DATA BLOCK:
────────
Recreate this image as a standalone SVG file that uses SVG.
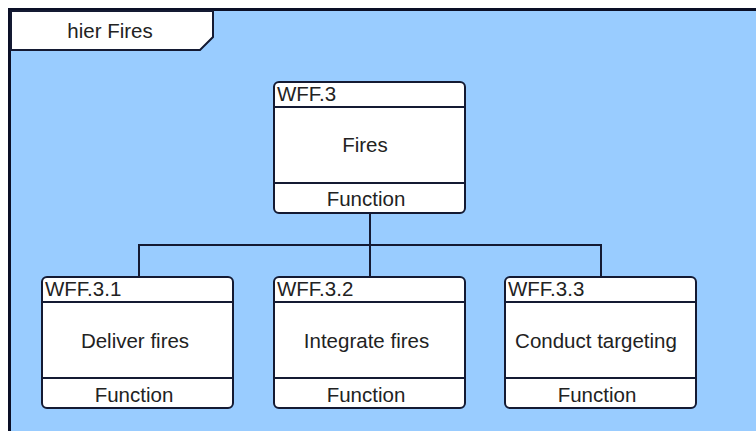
<svg xmlns="http://www.w3.org/2000/svg" width="756" height="431" viewBox="0 0 756 431">
<style>
.box{fill:#fff;stroke:#141a33;stroke-width:2}
.sep{stroke:#141a33;stroke-width:2}
.conn{fill:none;stroke:#141a33;stroke-width:2}
text{font-family:"Liberation Sans",Arial,sans-serif;font-size:20.5px;fill:#222}
.c{text-anchor:middle}
</style>
<rect x="0" y="0" width="756" height="431" fill="#fff"/>
<rect x="9.5" y="9.5" width="760" height="430" fill="#99ccff" stroke="#0a0f26" stroke-width="3"/>
<g id="title">
<path d="M11 11 H213 V37 L200 50 H11 Z" fill="#fff" stroke="#141a33" stroke-width="2"/>
<text x="110" y="38" class="c">hier Fires</text>
</g>
<g id="connectors">
<path class="conn" d="M370 213 V277 M370 245 H139 V277 M370 245 H601 V277"/>
</g>
<g id="n0">
<rect class="box" x="274" y="82" width="191" height="131" rx="5"/>
<line class="sep" x1="274" y1="107" x2="465" y2="107"/>
<line class="sep" x1="274" y1="183" x2="465" y2="183"/>
<text x="277" y="101">WFF.3</text>
<text x="365" y="152" class="c">Fires</text>
<text x="366" y="206" class="c">Function</text>
</g>
<g id="n1">
<rect class="box" x="42" y="277" width="191" height="131" rx="5"/>
<line class="sep" x1="42" y1="302" x2="233" y2="302"/>
<line class="sep" x1="42" y1="378" x2="233" y2="378"/>
<text x="45" y="296">WFF.3.1</text>
<text x="135" y="348" class="c">Deliver fires</text>
<text x="134" y="402" class="c">Function</text>
</g>
<g id="n2">
<rect class="box" x="274" y="277" width="191" height="131" rx="5"/>
<line class="sep" x1="274" y1="302" x2="465" y2="302"/>
<line class="sep" x1="274" y1="378" x2="465" y2="378"/>
<text x="277" y="296">WFF.3.2</text>
<text x="366.5" y="348" class="c">Integrate fires</text>
<text x="366" y="402" class="c">Function</text>
</g>
<g id="n3">
<rect class="box" x="505" y="277" width="191" height="131" rx="5"/>
<line class="sep" x1="505" y1="302" x2="696" y2="302"/>
<line class="sep" x1="505" y1="378" x2="696" y2="378"/>
<text x="508" y="296">WFF.3.3</text>
<text x="596" y="348" class="c">Conduct targeting</text>
<text x="597" y="402" class="c">Function</text>
</g>
</svg>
────────
OBJECTIVE:
Quote the material in full and exactly; do not carry over its pictures.

EXPECTED ANSWER:
Recreate this image as a standalone SVG file that uses SVG.
<svg xmlns="http://www.w3.org/2000/svg" width="756" height="431" viewBox="0 0 756 431">
<style>
.box{fill:#fff;stroke:#141a33;stroke-width:2}
.sep{stroke:#141a33;stroke-width:2}
.conn{fill:none;stroke:#141a33;stroke-width:2}
text{font-family:"Liberation Sans",Arial,sans-serif;font-size:20.5px;fill:#222}
.c{text-anchor:middle}
</style>
<rect x="0" y="0" width="756" height="431" fill="#fff"/>
<rect x="9.5" y="9.5" width="760" height="430" fill="#99ccff" stroke="#0a0f26" stroke-width="3"/>
<g id="title">
<path d="M11 11 H213 V37 L200 50 H11 Z" fill="#fff" stroke="#141a33" stroke-width="2"/>
<text x="110" y="38" class="c">hier Fires</text>
</g>
<g id="connectors">
<path class="conn" d="M370 213 V277 M370 245 H139 V277 M370 245 H601 V277"/>
</g>
<g id="n0">
<rect class="box" x="274" y="82" width="191" height="131" rx="5"/>
<line class="sep" x1="274" y1="107" x2="465" y2="107"/>
<line class="sep" x1="274" y1="183" x2="465" y2="183"/>
<text x="277" y="101">WFF.3</text>
<text x="365" y="152" class="c">Fires</text>
<text x="366" y="206" class="c">Function</text>
</g>
<g id="n1">
<rect class="box" x="42" y="277" width="191" height="131" rx="5"/>
<line class="sep" x1="42" y1="302" x2="233" y2="302"/>
<line class="sep" x1="42" y1="378" x2="233" y2="378"/>
<text x="45" y="296">WFF.3.1</text>
<text x="135" y="348" class="c">Deliver fires</text>
<text x="134" y="402" class="c">Function</text>
</g>
<g id="n2">
<rect class="box" x="274" y="277" width="191" height="131" rx="5"/>
<line class="sep" x1="274" y1="302" x2="465" y2="302"/>
<line class="sep" x1="274" y1="378" x2="465" y2="378"/>
<text x="277" y="296">WFF.3.2</text>
<text x="366.5" y="348" class="c">Integrate fires</text>
<text x="366" y="402" class="c">Function</text>
</g>
<g id="n3">
<rect class="box" x="505" y="277" width="191" height="131" rx="5"/>
<line class="sep" x1="505" y1="302" x2="696" y2="302"/>
<line class="sep" x1="505" y1="378" x2="696" y2="378"/>
<text x="508" y="296">WFF.3.3</text>
<text x="596" y="348" class="c">Conduct targeting</text>
<text x="597" y="402" class="c">Function</text>
</g>
</svg>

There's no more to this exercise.